BEGIN Source material
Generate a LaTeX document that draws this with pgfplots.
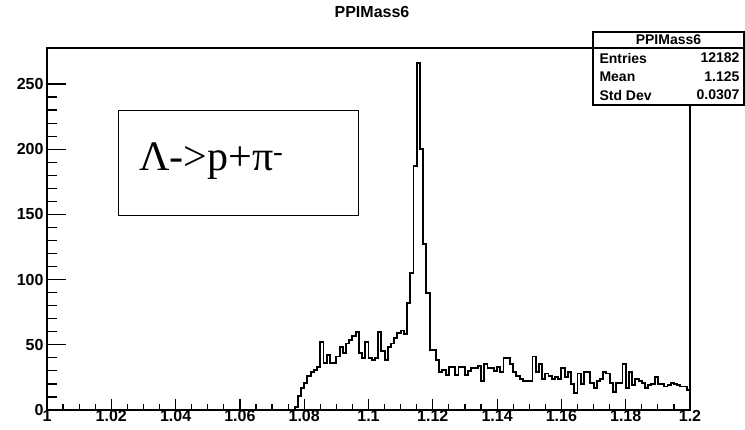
\documentclass[border=0pt]{standalone}
\usepackage{fontspec}
\setmainfont{Liberation Sans}
\newfontfamily\timesf{Liberation Serif}
\usepackage{pgfplots}
\pgfplotsset{compat=1.18}
\usepackage{pgfplotstable}

\pgfplotstableread{
x y
1.000 0
1.077 2
1.078 11
1.079 17
1.080 21
1.081 26
1.082 29
1.083 31
1.084 33
1.085 52
1.086 36
1.087 42
1.088 36
1.089 36
1.090 41
1.091 48
1.092 44
1.093 51
1.094 54
1.095 57
1.096 60
1.097 44
1.098 40
1.099 52
1.100 40
1.101 38
1.102 40
1.103 60
1.104 45
1.105 38
1.106 48
1.107 51
1.108 55
1.109 59
1.110 61
1.111 58
1.112 82
1.113 105
1.114 187
1.115 266
1.116 200
1.117 127
1.118 90
1.119 46
1.120 46
1.121 38
1.122 29
1.123 31
1.124 27
1.125 33
1.126 33
1.127 27
1.128 33
1.129 33
1.130 27
1.131 30
1.132 32
1.133 32
1.134 34
1.135 22
1.136 35
1.137 32
1.138 32
1.139 30
1.140 33
1.141 29
1.142 40
1.143 40
1.144 35
1.145 29
1.146 26
1.147 24
1.148 22
1.149 22
1.150 22
1.151 41
1.152 29
1.153 35
1.154 24
1.155 28
1.156 26
1.157 24
1.158 25
1.159 24
1.160 32
1.161 25
1.162 29
1.163 20
1.164 13
1.165 28
1.166 20
1.167 29
1.168 29
1.169 21
1.170 17
1.171 22
1.172 24
1.173 29
1.174 28
1.175 21
1.176 14
1.177 21
1.178 21
1.179 35
1.180 17
1.181 29
1.182 19
1.183 24
1.184 22
1.185 21
1.186 17
1.187 19
1.188 20
1.189 25
1.190 20
1.191 20
1.192 18
1.193 19
1.194 21
1.195 20
1.196 19
1.197 18
1.198 18
1.199 15
1.200 15
}\histdata

\begin{document}
\begin{tikzpicture}[x=1pt,y=1pt]
\useasboundingbox (0,0) rectangle (745,429);
\begin{axis}[
  at={(47pt,19pt)}, anchor=south west,
  scale only axis, width=643pt, height=362pt,
  xmin=1, xmax=1.2, ymin=0, ymax=277.6,
  xtick={1,1.02,1.04,1.06,1.08,1.1,1.12,1.14,1.16,1.18,1.2},
  minor x tick num=3,
  ytick=\empty,
  tick pos=left,
  tick align=inside,
  major tick length=11pt, minor tick length=5.5pt,
  tick style={black, line width=1.2pt},
  axis line style={line width=1.5pt},
  ticklabel style={font=\bfseries\fontsize{16}{18}\selectfont},
  xticklabel style={yshift=3pt},
  /pgf/number format/assume math mode=true,
  clip=false,
]
\addplot[const plot mark left, black, line width=1.9pt] table[x=x,y=y]{\histdata};
\end{axis}
\begin{axis}[
  at={(47pt,19pt)}, anchor=south west,
  scale only axis, width=643pt, height=362pt,
  xmin=1, xmax=1.2, ymin=0, ymax=277.6,
  hide x axis,
  ytick={0,50,100,150,200,250},
  minor y tick num=4,
  tick pos=left,
  tick align=inside,
  major tick length=19pt, minor tick length=9.5pt,
  tick style={black, line width=1.2pt},
  axis line style={line width=1.5pt},
  ticklabel style={font=\bfseries\fontsize{16}{18}\selectfont},
  /pgf/number format/assume math mode=true,
]
\addplot[draw=none] coordinates {(1,0)};
\end{axis}
% title
\node at (372,417) {\bfseries\fontsize{16}{18}\selectfont PPIMass6};
% stats box
\draw[line width=1.2pt, fill=white] (593,324) rectangle (744,397);
\draw[line width=1.2pt] (593,381) -- (744,381);
\node at (668.5,389) {\bfseries\fontsize{14}{16}\selectfont PPIMass6};
\node[anchor=west] at (596,371) {\bfseries\fontsize{14}{16}\selectfont Entries};
\node[anchor=east] at (743,371) {\bfseries\fontsize{14}{16}\selectfont 12182};
\node[anchor=west] at (596,352) {\bfseries\fontsize{14}{16}\selectfont Mean};
\node[anchor=east] at (743,352) {\bfseries\fontsize{14}{16}\selectfont 1.125};
\node[anchor=west] at (596,334) {\bfseries\fontsize{14}{16}\selectfont Std Dev};
\node[anchor=east] at (743,334) {\bfseries\fontsize{14}{16}\selectfont 0.0307};
% text box
\draw[line width=0.7pt] (118,214) rectangle (358,319);
\node[anchor=base west, inner sep=0pt] at (139,258) {\timesf\fontsize{42}{48}\selectfont Λ->p+π\textsuperscript{-}};
\end{tikzpicture}
\end{document}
END Source material
#### [Task to complete]
Write out again every line above exactly as given; the pictures do not belong in the copy.

#### [Finished answer]
Generate a LaTeX document that draws this with pgfplots.
\documentclass[border=0pt]{standalone}
\usepackage{fontspec}
\setmainfont{Liberation Sans}
\newfontfamily\timesf{Liberation Serif}
\usepackage{pgfplots}
\pgfplotsset{compat=1.18}
\usepackage{pgfplotstable}

\pgfplotstableread{
x y
1.000 0
1.077 2
1.078 11
1.079 17
1.080 21
1.081 26
1.082 29
1.083 31
1.084 33
1.085 52
1.086 36
1.087 42
1.088 36
1.089 36
1.090 41
1.091 48
1.092 44
1.093 51
1.094 54
1.095 57
1.096 60
1.097 44
1.098 40
1.099 52
1.100 40
1.101 38
1.102 40
1.103 60
1.104 45
1.105 38
1.106 48
1.107 51
1.108 55
1.109 59
1.110 61
1.111 58
1.112 82
1.113 105
1.114 187
1.115 266
1.116 200
1.117 127
1.118 90
1.119 46
1.120 46
1.121 38
1.122 29
1.123 31
1.124 27
1.125 33
1.126 33
1.127 27
1.128 33
1.129 33
1.130 27
1.131 30
1.132 32
1.133 32
1.134 34
1.135 22
1.136 35
1.137 32
1.138 32
1.139 30
1.140 33
1.141 29
1.142 40
1.143 40
1.144 35
1.145 29
1.146 26
1.147 24
1.148 22
1.149 22
1.150 22
1.151 41
1.152 29
1.153 35
1.154 24
1.155 28
1.156 26
1.157 24
1.158 25
1.159 24
1.160 32
1.161 25
1.162 29
1.163 20
1.164 13
1.165 28
1.166 20
1.167 29
1.168 29
1.169 21
1.170 17
1.171 22
1.172 24
1.173 29
1.174 28
1.175 21
1.176 14
1.177 21
1.178 21
1.179 35
1.180 17
1.181 29
1.182 19
1.183 24
1.184 22
1.185 21
1.186 17
1.187 19
1.188 20
1.189 25
1.190 20
1.191 20
1.192 18
1.193 19
1.194 21
1.195 20
1.196 19
1.197 18
1.198 18
1.199 15
1.200 15
}\histdata

\begin{document}
\begin{tikzpicture}[x=1pt,y=1pt]
\useasboundingbox (0,0) rectangle (745,429);
\begin{axis}[
  at={(47pt,19pt)}, anchor=south west,
  scale only axis, width=643pt, height=362pt,
  xmin=1, xmax=1.2, ymin=0, ymax=277.6,
  xtick={1,1.02,1.04,1.06,1.08,1.1,1.12,1.14,1.16,1.18,1.2},
  minor x tick num=3,
  ytick=\empty,
  tick pos=left,
  tick align=inside,
  major tick length=11pt, minor tick length=5.5pt,
  tick style={black, line width=1.2pt},
  axis line style={line width=1.5pt},
  ticklabel style={font=\bfseries\fontsize{16}{18}\selectfont},
  xticklabel style={yshift=3pt},
  /pgf/number format/assume math mode=true,
  clip=false,
]
\addplot[const plot mark left, black, line width=1.9pt] table[x=x,y=y]{\histdata};
\end{axis}
\begin{axis}[
  at={(47pt,19pt)}, anchor=south west,
  scale only axis, width=643pt, height=362pt,
  xmin=1, xmax=1.2, ymin=0, ymax=277.6,
  hide x axis,
  ytick={0,50,100,150,200,250},
  minor y tick num=4,
  tick pos=left,
  tick align=inside,
  major tick length=19pt, minor tick length=9.5pt,
  tick style={black, line width=1.2pt},
  axis line style={line width=1.5pt},
  ticklabel style={font=\bfseries\fontsize{16}{18}\selectfont},
  /pgf/number format/assume math mode=true,
]
\addplot[draw=none] coordinates {(1,0)};
\end{axis}
% title
\node at (372,417) {\bfseries\fontsize{16}{18}\selectfont PPIMass6};
% stats box
\draw[line width=1.2pt, fill=white] (593,324) rectangle (744,397);
\draw[line width=1.2pt] (593,381) -- (744,381);
\node at (668.5,389) {\bfseries\fontsize{14}{16}\selectfont PPIMass6};
\node[anchor=west] at (596,371) {\bfseries\fontsize{14}{16}\selectfont Entries};
\node[anchor=east] at (743,371) {\bfseries\fontsize{14}{16}\selectfont 12182};
\node[anchor=west] at (596,352) {\bfseries\fontsize{14}{16}\selectfont Mean};
\node[anchor=east] at (743,352) {\bfseries\fontsize{14}{16}\selectfont 1.125};
\node[anchor=west] at (596,334) {\bfseries\fontsize{14}{16}\selectfont Std Dev};
\node[anchor=east] at (743,334) {\bfseries\fontsize{14}{16}\selectfont 0.0307};
% text box
\draw[line width=0.7pt] (118,214) rectangle (358,319);
\node[anchor=base west, inner sep=0pt] at (139,258) {\timesf\fontsize{42}{48}\selectfont Λ->p+π\textsuperscript{-}};
\end{tikzpicture}
\end{document}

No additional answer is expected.